L’association Sherpa, à l’origine de plaintes en 2013 et 2014, s’est félicitée “de l’avancée des investigations judiciaires s’agissant de l’un des principaux anciens dignitaires du régime syrien”. L’enquête illustre aussi la prise en compte grandissante par la justice française des affaires de “biens mal acquis”, ces fortunes suspectes amassées par des chefs d’État étrangers et leur famille “au mépris de l’intérêt des peuples”, a commenté l’association. Le parquet national financier a récemment requis un procès contre le fils du président de Guinée Équatoriale, Teodorin Nguema Obiang, dans une affaire similaire. 

“L’origine du patrimoine immobilier” de Rifaat al-Assad est “parfaitement légale et transparente” et “en aucun cas le fruit d’un quelconque détournement de fonds publics syriens”, ont contesté ses avocats, Pierre Haïk et Benjamin Grundler, se disant “particulièrement confiants”. 
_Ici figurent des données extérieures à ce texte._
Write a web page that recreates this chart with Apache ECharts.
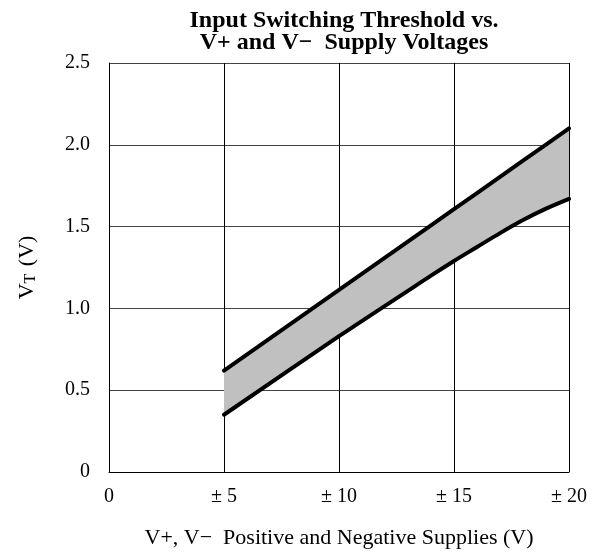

Les enquêteurs des douanes ont estimé à environ 90 millions d’euros la valeur globale du patrimoine immobilier détenu en France par Rifaat al-Assad et sa famille, au travers notamment de sociétés luxembourgeoises. Ils avaient identifié quatre épouses officielles et une dizaine d’enfants. 

L’inventaire comprenait un château et un haras dans le Val-d’Oise et plusieurs biens immobiliers dans les quartiers les plus riches de Paris, dont deux hôtels particuliers, deux immeubles, un terrain ou encore des bureaux à Lyon. Des biens acquis entre 1984, année de son arrivée en France avec sa suite, et 1988, selon les enquêteurs. 

Entendu une première fois en 2015, Rifaat al-Assad avait répondu que les fonds provenaient du prince héritier et futur roi Abdallah d’Arabie Saoudite. 

Mais aux yeux du juge, Rifaat al-Assad ne fournit qu’un justificatif pour un don de 10 millions de dollars en 1984, “sans rapport avec sa fortune actuelle et son important train de vie”, d’où le soupçon de ressources occultes, explique à l’AFP une source proche de l’enquête. 

Les enquêteurs ont notamment relevé qu’entre 2002 et 2006 près de 5 millions d’euros ont été retirés en espèces d’un compte au nom d’une épouse de Rifaat al-Assad, explique la même source. 

Ancien pilier du régime syrien, Rifaat al-Assad avait été chef des forces d’élite de la sécurité intérieure, les Brigades de défense, qu’il dirigeait quand elles avaient durement réprimé en 1982 une insurrection islamiste à Hama, faisant entre 10 et 40.000 morts selon les estimations. 

En 1984, il avait tenté un coup d’État contre son frère, qui l’avait contraint à l’exil. Dans son enquête, le juge s’appuie sur le témoignage d’un ancien ministre des Affaires étrangères, Abdel Halim Khaddam, lui aussi résidant en France. D’après lui, Hafez al-Assad avait fait verser à son frère quelque 300 millions de dollars en 1984 pour s’en débarrasser, dont 200 venaient des frais de la présidence et 100 d’un prêt libyen, explique à l’AFP une source proche de l’enquête. 

De “fausses accusations” aux yeux de ses avocats, qui “émanent exclusivement des opposants politiques historiques” de Rifaat al-Assad. 

Les enquêteurs des douanes, qui ont épluché les comptes publics syriens, relèvent cependant que les frais de la présidence avaient considérablement augmenté en 1984, ajoute la source proche de l’enquête. 

En France, Rifaat al-Assad a été décoré de la légion d’honneur en 1986. Revenu en Syrie, il fut de nouveau contraint à l’exil en 1998.